──────── SUPPLIED ENTRIES

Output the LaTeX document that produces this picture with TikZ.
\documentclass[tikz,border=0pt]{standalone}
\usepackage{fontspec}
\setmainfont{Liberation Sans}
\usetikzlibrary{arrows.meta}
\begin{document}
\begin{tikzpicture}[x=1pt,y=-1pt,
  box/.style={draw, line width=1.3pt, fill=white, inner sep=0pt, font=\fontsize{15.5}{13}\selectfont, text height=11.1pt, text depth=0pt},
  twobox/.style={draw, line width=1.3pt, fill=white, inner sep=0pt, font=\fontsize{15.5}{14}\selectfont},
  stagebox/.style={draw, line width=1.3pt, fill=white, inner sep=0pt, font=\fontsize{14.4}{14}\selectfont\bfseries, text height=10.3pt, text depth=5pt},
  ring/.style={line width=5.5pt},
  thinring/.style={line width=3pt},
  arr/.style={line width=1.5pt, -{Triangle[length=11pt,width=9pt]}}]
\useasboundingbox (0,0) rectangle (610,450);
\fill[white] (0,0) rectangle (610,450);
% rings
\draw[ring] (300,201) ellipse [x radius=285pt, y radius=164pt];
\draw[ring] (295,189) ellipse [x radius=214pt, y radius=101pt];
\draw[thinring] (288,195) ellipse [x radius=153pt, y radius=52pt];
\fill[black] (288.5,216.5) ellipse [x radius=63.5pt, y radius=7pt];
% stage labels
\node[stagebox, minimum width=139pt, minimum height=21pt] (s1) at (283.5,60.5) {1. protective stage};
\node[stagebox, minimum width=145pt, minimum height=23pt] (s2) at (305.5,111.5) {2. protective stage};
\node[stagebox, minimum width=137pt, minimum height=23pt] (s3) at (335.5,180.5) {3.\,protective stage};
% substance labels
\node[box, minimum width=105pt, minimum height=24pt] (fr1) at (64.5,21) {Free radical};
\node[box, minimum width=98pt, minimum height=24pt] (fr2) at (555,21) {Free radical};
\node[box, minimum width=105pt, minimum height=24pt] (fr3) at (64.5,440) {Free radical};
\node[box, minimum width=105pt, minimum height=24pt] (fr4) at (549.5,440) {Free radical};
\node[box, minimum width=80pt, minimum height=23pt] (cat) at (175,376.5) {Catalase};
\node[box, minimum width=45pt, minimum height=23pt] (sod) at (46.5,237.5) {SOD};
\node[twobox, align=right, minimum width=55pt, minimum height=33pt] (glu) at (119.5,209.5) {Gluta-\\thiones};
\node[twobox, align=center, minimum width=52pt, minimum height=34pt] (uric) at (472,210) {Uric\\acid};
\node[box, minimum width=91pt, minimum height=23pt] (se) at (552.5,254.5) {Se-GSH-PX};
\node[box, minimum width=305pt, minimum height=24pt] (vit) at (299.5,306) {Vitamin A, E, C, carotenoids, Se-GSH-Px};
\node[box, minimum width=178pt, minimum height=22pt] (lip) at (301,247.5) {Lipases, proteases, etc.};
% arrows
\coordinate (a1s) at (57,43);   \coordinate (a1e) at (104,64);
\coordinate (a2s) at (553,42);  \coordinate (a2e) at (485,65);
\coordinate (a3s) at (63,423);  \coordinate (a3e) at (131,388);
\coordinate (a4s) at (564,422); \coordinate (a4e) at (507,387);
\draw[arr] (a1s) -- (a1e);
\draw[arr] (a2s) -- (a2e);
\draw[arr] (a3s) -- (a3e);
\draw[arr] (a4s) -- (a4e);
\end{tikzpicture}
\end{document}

────────────────
──────── SUPPLIED ENTRIES

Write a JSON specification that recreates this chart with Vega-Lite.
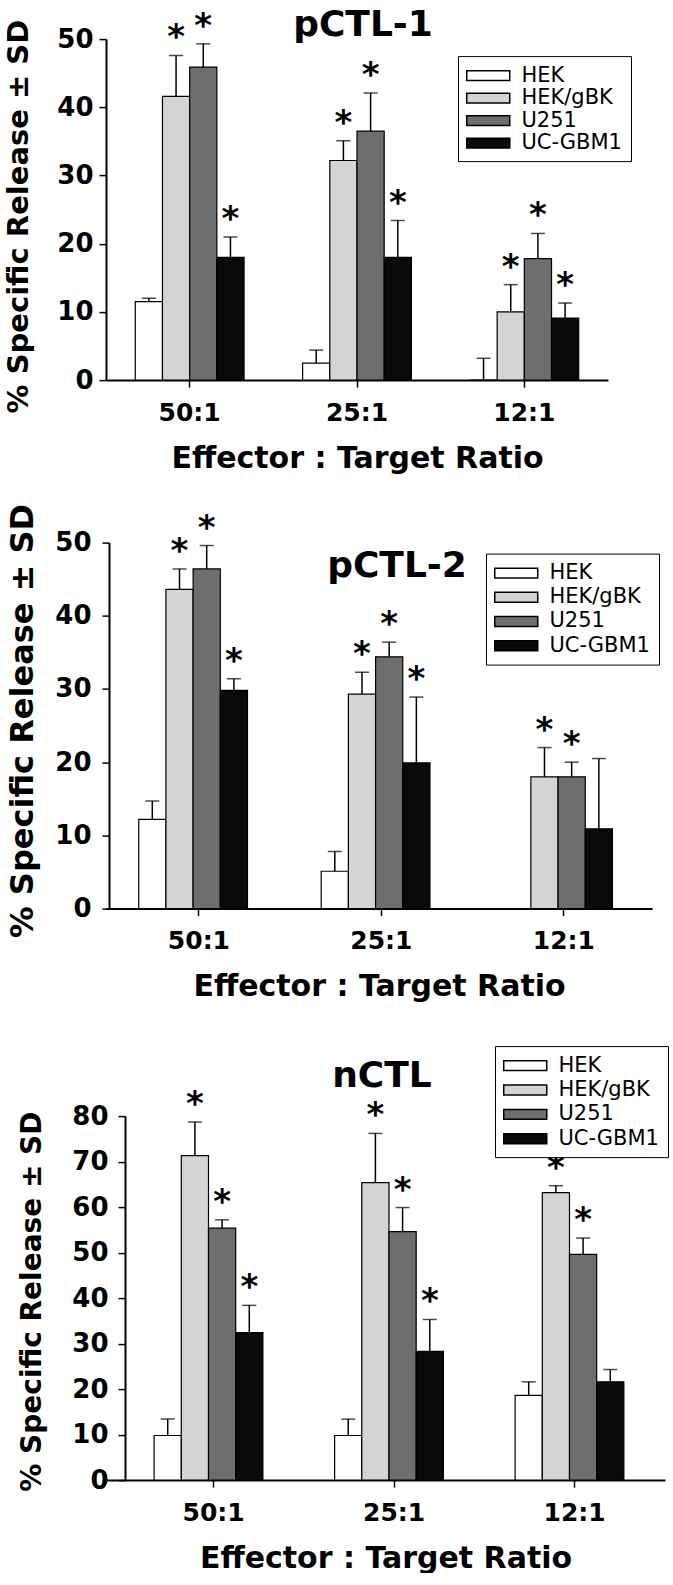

────────────────

> _THE REQUEST_: Each line that holds the word "with" should be extracted from the records.

> _WRITTEN ANSWER_:
Output the LaTeX document that produces this picture with TikZ.
Write a JSON specification that recreates this chart with Vega-Lite.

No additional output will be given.